Il piano di rilancio di Sartori dopo il riassestamento azionario e strategico di un paio di anni fa comincia a dare i suoi frutti e lo si vede nei dati 2021: le vendite sono tornate a crescere (+3%) a fronte di una riduzione piuttosto corposa dei volumi (da 21.4 a 19.9 milioni di bottiglie) destinata a continuare nel 2022 più che compensata dal mix delle vendite che si sposta verso vini più pregiati (soprattutto rossi della Valpolicella). L’obiettivo del piano delineato nel bilancio 2020 di tornare ai picchi di fatturato del passato (con margini migliori) è scritto nel bilancio quando si parla di budget (a proposito: complimenti, una delle poche aziende vinicole italiane che ha una relazione degli amministratori come si deve): 51.7 milioni di fatturato previsti, +4% sul 2021 con -6% in volume e +11% in prezzo-mix. Il dato è molto vicino al livello del 2018 di 52.6 milioni di euro.

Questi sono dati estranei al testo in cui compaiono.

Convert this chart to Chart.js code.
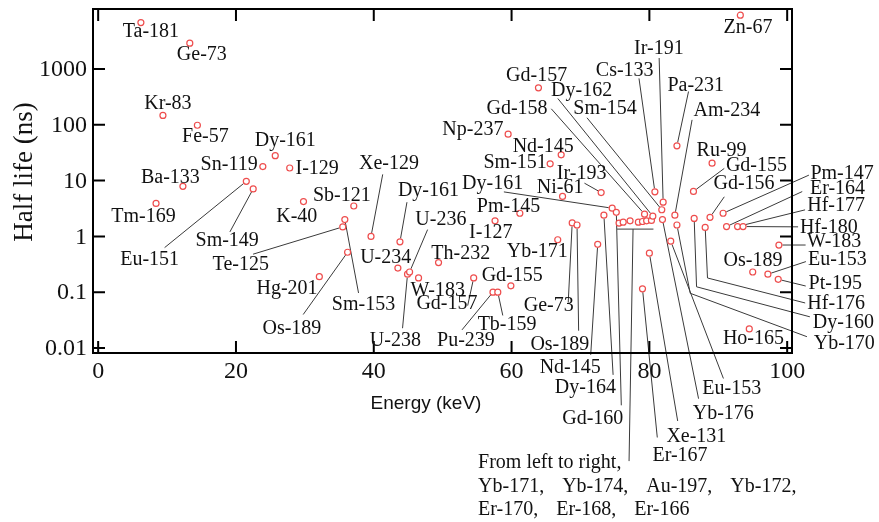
<!DOCTYPE html>
<html>
<head>
<meta charset="utf-8">
<script src="https://cdn.jsdelivr.net/npm/chart.js@4.4.1/dist/chart.umd.min.js"></script>
<style>
  html, body { margin: 0; padding: 0; background: #fff; }
  #wrap { width: 879px; height: 522px; }
</style>
</head>
<body>
<div id="wrap"><canvas id="halfLifeChart" width="879" height="522"></canvas></div>
<script>
// Mossbauer transitions: gamma energy (keV) against level half life (ns)
const isotopes = [
  "Ta-181", "Ge-73", "Kr-83", "Fe-57", "Ba-133", "Tm-169", "Eu-151", "Sm-149", "Sn-119", "Dy-161",
  "I-129", "K-40", "Sb-121", "Te-125", "Sm-153", "Os-189", "Hg-201", "Xe-129", "Dy-161", "U-234",
  "U-238", "U-236", "W-183", "Th-232", "I-127", "Pm-145", "Gd-157", "Gd-155", "Pu-239", "Tb-159",
  "Yb-171", "Np-237", "Gd-157", "Sm-151", "Nd-145", "Ni-61", "Ir-193", "Ge-73", "Os-189", "Dy-164",
  "Dy-161", "Gd-160", "Nd-145",
  "Yb-171", "Yb-174", "Au-197", "Yb-172", "Er-170", "Er-168", "Er-166",
  "Gd-158", "Dy-162", "Cs-133", "Sm-154", "Ir-191", "Yb-176", "Er-167", "Xe-131", "Eu-153", "Am-234",
  "Yb-170", "Pa-231", "Gd-155", "Dy-160", "Hf-176", "Gd-156", "Ru-99", "Pm-147", "Er-164", "Hf-177",
  "Hf-180", "Zn-67", "Ho-165", "Os-189", "Eu-153", "Pt-195", "W-183"
];
const energies = [
  6.2, 13.3, 9.4, 14.4, 12.3, 8.4, 21.5, 22.5, 23.9, 25.7,
  27.8, 29.8, 37.1, 35.5, 35.8, 36.2, 32.1, 39.6, 43.8, 43.5,
  44.9, 45.2, 46.5, 49.4, 57.6, 61.2, 54.5, 59.9, 57.3, 58.0,
  66.7, 59.5, 63.9, 65.6, 67.2, 67.4, 73.0, 68.8, 69.5, 73.4,
  74.6, 75.2, 72.5,
  75.6, 76.2, 77.2, 78.4, 79.0, 79.6, 80.3,
  79.3, 80.5, 80.8, 81.8, 82.0, 81.9, 79.0, 80.0, 83.1, 83.7,
  84.0, 84.0, 86.4, 86.5, 88.1, 88.8, 89.1, 90.7, 91.2, 92.8,
  93.6, 93.2, 94.5, 95.0, 97.2, 98.7, 98.8
];
const halfLives = [
  6800, 2900, 147, 98, 7.9, 3.9, 9.7, 7.1, 17.8, 28,
  16.8, 4.2, 3.5, 1.48, 2.0, 0.52, 0.19, 1.0, 0.8, 0.27,
  0.21, 0.23, 0.18, 0.34, 1.9, 2.6, 0.18, 0.13, 0.10, 0.10,
  0.87, 68, 460, 20, 29, 5.2, 6.1, 1.74, 1.6, 2.4,
  3.2, 2.7, 0.72,
  1.73, 1.8, 1.9, 1.8, 1.85, 1.9, 1.93,
  2.5, 2.3, 6.3, 3.0, 4.1, 2.0, 0.115, 0.5, 0.82, 2.4,
  1.6, 42, 6.4, 2.1, 1.45, 2.2, 20.5, 2.6, 1.5, 1.5,
  1.5, 9200, 0.022, 0.23, 0.21, 0.17, 0.70
];
// isotopes sharing one note below the axis
const groupNames = ["Yb-171", "Yb-174", "Au-197", "Yb-172", "Er-170", "Er-168", "Er-166"];
const groupStart = 43;
const xTicks = [0, 20, 40, 60, 80, 100];
const yTicks = [0.01, 0.1, 1, 10, 100, 1000];
const yTickText = ["0.01", "0.1", "1", "10", "100", "1000"];

// label placement, pixels relative to the point: text centre dx, dy, then leader line vertices
const placement = [
  [10, 8], [12, 11], [5, -12.5], [8, 10], [-12.5, -10], [-12.5, 12.5],
  [-96.7, 77, -81.7, 66.3], [-26, 51, -23.3, 43], [-33.7, -2.7], [10, -15.5],
  [27.5, -0.5], [-6.7, 14], [-12, -11], [-102, 37.3, -89.7, 27.3], [18.7, 84.2, 13.7, 73.4],
  [-55.7, 75.3, -44.4, 62.3], [-32.3, 11.3], [18, -74, 11.7, -62], [28.5, -52.3, 7, -39.6], [-12.2, -11],
  [-12.2, 65.3, -5, 54], [31.3, -53.7, 18, -42.4], [19.2, 11.7], [22.2, -9.3], [-4.3, 11.3],
  [-11.3, -7.7], [-26.7, 24.7, -6, 27.7], [1.3, -11], [-27, 47.7, -31, 37.7], [9.3, 31.3, 5, 23.3],
  [-20.5, 10.7], [-35.3, -5.3], [-1.8, -13], [-35, -2], [-18, -9.3],
  [-2.5, -9.7], [-19.5, -19.7, -16.7, -9.4], [-23.5, 82, -4, 79.7], [-17.2, 118.7, 1.6, 105.7], [-18.5, 171.7, 9.2, 159.7],
  [-119.5, -25, -108.3, -16.3], [-23.5, 205, 5, 193], [-27.5, 122.5, -7, 110.5],
  null, null, null, null, null, null, null,
  [-127.5, -106.7, -93.3, -105.4], [-71.2, -126, -95, -117.7], [-30.2, -121.7, -15.9, -113.4],
  [-56.8, -102.3, -74.8, -92], [-4.3, -154.5, -4, -144.2], [60.8, 192.8, 36.1, 179.1],
  [37.5, 165.7, 14.8, 148.7], [47, 182.3, 28.3, 167.8], [61, 147, 52.7, 137.3], [52, -105.3, 17.2, -95.3],
  [167.3, 118, 13.3, 68.3, 130, 111.7], [18.8, -61, 11.6, -54.3], [63, -26.3, 30.8, -23],
  [149.2, 103.7, 2.4, 68.4, 115.7, 98.4], [131, 75.3, 2.3, 50.6, 100, 75.6], [34, -34.2, 14.3, -20.5],
  [9.5, -13], [119, -40.1, 85.8, -38.1], [111, -38.7, 75.7, -35], [98.5, -21.7, 67.5, -16.7],
  [85.7, 0.3, 55, 0.3], [7.7, 11.7], [4.2, 8.7], [0.3, -12], [69.5, -15.3, 38, -12.6],
  [57, 3, 27.5, 6.7], [55.2, -4.3, 26.7, 0]
];

const SERIF = '"Liberation Serif", "Times New Roman", serif';
const LABEL_FONT = '20px ' + SERIF;

function pointPx(chart, i) {
  const meta = chart.getDatasetMeta(0);
  const el = meta.data[i];
  return { x: el.x, y: el.y };
}

const annotate = {
  id: 'annotate',
  beforeDatasetsDraw(chart) {
    const ctx = chart.ctx;
    ctx.save();
    ctx.strokeStyle = '#3a3a3a';
    ctx.lineWidth = 1;
    placement.forEach((p, i) => {
      if (!p || p.length < 4) return;
      const pt = pointPx(chart, i);
      const verts = [];
      for (let k = 2; k < p.length; k += 2) verts.push([pt.x + p[k], pt.y + p[k + 1]]);
      const dx = verts[0][0] - pt.x, dy = verts[0][1] - pt.y;
      const len = Math.hypot(dx, dy) || 1;
      ctx.beginPath();
      ctx.moveTo(pt.x + dx / len * 3.5, pt.y + dy / len * 3.5);
      verts.forEach(v => ctx.lineTo(v[0], v[1]));
      ctx.stroke();
    });
    // bracket under the grouped points and its lead to the note
    const first = pointPx(chart, groupStart);
    const last = pointPx(chart, groupStart + groupNames.length - 1);
    let low = 0;
    for (let k = 0; k < groupNames.length; k++) low = Math.max(low, pointPx(chart, groupStart + k).y);
    const barY = low + 6;
    ctx.beginPath();
    ctx.moveTo(first.x - 2, barY);
    ctx.lineTo(last.x + 2, barY);
    ctx.moveTo(first.x + 14, barY);
    ctx.lineTo(first.x + 10, barY + 232);
    ctx.stroke();
    ctx.restore();
  },
  afterDraw(chart) {
    const ctx = chart.ctx;
    const a = chart.chartArea;
    const xs = chart.scales.x, ys = chart.scales.y;
    ctx.save();

    // frame and inward ticks
    ctx.strokeStyle = '#000';
    ctx.lineWidth = 2;
    ctx.strokeRect(a.left, a.top, a.right - a.left, a.bottom - a.top);
    ctx.beginPath();
    xTicks.forEach(v => {
      const x = xs.getPixelForValue(v);
      ctx.moveTo(x, a.bottom); ctx.lineTo(x, a.bottom - 12);
      ctx.moveTo(x, a.top); ctx.lineTo(x, a.top + 12);
    });
    yTicks.forEach(v => {
      const y = ys.getPixelForValue(v);
      ctx.moveTo(a.left, y); ctx.lineTo(a.left + 12, y);
      ctx.moveTo(a.right, y); ctx.lineTo(a.right - 12, y);
    });
    ctx.stroke();

    // tick labels
    ctx.fillStyle = '#111';
    ctx.font = '24px ' + SERIF;
    ctx.textBaseline = 'middle';
    ctx.textAlign = 'right';
    yTicks.forEach((v, k) => ctx.fillText(yTickText[k], a.left - 6, ys.getPixelForValue(v) + 1));
    ctx.textAlign = 'center';
    xTicks.forEach(v => ctx.fillText(String(v), xs.getPixelForValue(v), a.bottom + 19));

    // axis titles
    ctx.font = '19px "Liberation Sans", Arial, sans-serif';
    ctx.fillText('Energy (keV)', 426, 404);
    ctx.save();
    ctx.translate(25, 172);
    ctx.rotate(-Math.PI / 2);
    ctx.font = '27px ' + SERIF;
    ctx.fillText('Half life (ns)', 0, 0);
    ctx.restore();

    // isotope labels
    ctx.font = LABEL_FONT;
    ctx.fillStyle = '#111';
    placement.forEach((p, i) => {
      if (!p) return;
      const pt = pointPx(chart, i);
      ctx.fillText(isotopes[i], pt.x + p[0], pt.y + p[1] + 1);
    });

    // note for the grouped points
    const first = pointPx(chart, groupStart);
    let low = 0;
    for (let k = 0; k < groupNames.length; k++) low = Math.max(low, pointPx(chart, groupStart + k).y);
    const noteX = first.x - 141;
    const noteY = low + 6 + 234;
    const rows = [["From left to right,"], groupNames.slice(0, 4), groupNames.slice(4)];
    ctx.textAlign = 'left';
    rows.forEach((row, r) => {
      let x = noteX;
      row.forEach((t, k) => {
        const s = (r > 0 && (k < row.length - 1 || r === 1)) ? t + ',' : t;
        ctx.fillText(s, x, noteY + r * 23.5);
        x += ctx.measureText(s).width + 18;
      });
    });
    ctx.restore();
  }
};

new Chart(document.getElementById('halfLifeChart'), {
  type: 'scatter',
  data: {
    datasets: [{
      data: energies.map((e, i) => ({ x: e, y: halfLives[i] })),
      pointRadius: 3,
      pointBorderWidth: 1.2,
      pointBorderColor: '#ee4d4d',
      pointBackgroundColor: '#ffffff'
    }]
  },
  options: {
    responsive: false,
    animation: false,
    devicePixelRatio: 1,
    layout: { padding: { left: 93, right: 87, top: 9, bottom: 169 } },
    plugins: { legend: { display: false }, tooltip: { enabled: false } },
    scales: {
      x: { type: 'linear', min: -0.75, max: 100.7, display: false },
      y: { type: 'logarithmic', min: 0.00813, max: 11885, display: false }
    }
  },
  plugins: [annotate]
});
</script>
</body>
</html>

Tornando ai numeri del 2021 e al piano di rilancio, il “buono” sta nell’andamento molto positivo delle vendite domestiche, +18% a 18 milioni di euro (GDO +13%), mentre le vendite estere stentano ancora, in calo del 4% a 30 milioni di euro. A determinare parte del calo è la decisione dell’azienda di abbandonare alcuni contratti private lable nel mercato inglese (-14% 2021), ma anche la fase di transizione del mercato americano (-4%) dopo il cambio di distribuzione e alcuni altri mercati in calo marcato (Belgio -18% e Irlanda -8%). Secondo gli amministratori, le vendite a marchio proprio rappresentano circa 30 milioni dei 49 milioni totali.
Il cambio di pelle di Sartori si vede bene nel conto economico, dove lo sforzo sul miglioramento del mix e sul rilancio dell’azienda si vedono rispettivamente nella minore incidenza degli acquisti, tornati al 70% del fatturato, e del balzo dei costi del personale, +16% passando dal 7% all’8% del fatturato. Mettendo tutto insieme, l’EBITDA sale dal 4.3% al 5.7% del fatturato, da 2 a 2.8 milioni, mentre l’utile operativo subisce l’effetto degli ammortamenti derivati dalle rivalutazioni di bilancio del 2020 e quindi perde un po’ di slancio rispetto all’EBITDA, passando da 1.5 a 1.8 milioni di euro. L’utile netto di 1.1 milioni di euro contro 0.9 milioni del 2020 vede poi un leggero incremento degli oneri finanziari e dell’aliquota fiscale.
La parte finanziaria vede un marcato miglioramento, con un debito che scende da 18 a 15 milioni di euro circa, dopo la spinta causata dal riassetto azionario del 2020. A contribuire a tale miglioramento sono certamente il controllo del capitale circolante (grafico allegato) e il taglio degli investimenti (solo 200mila euro contro 1 milione del 2020). Gli azionisti hanno prelevato 0.8 milioni di euro di dividendi.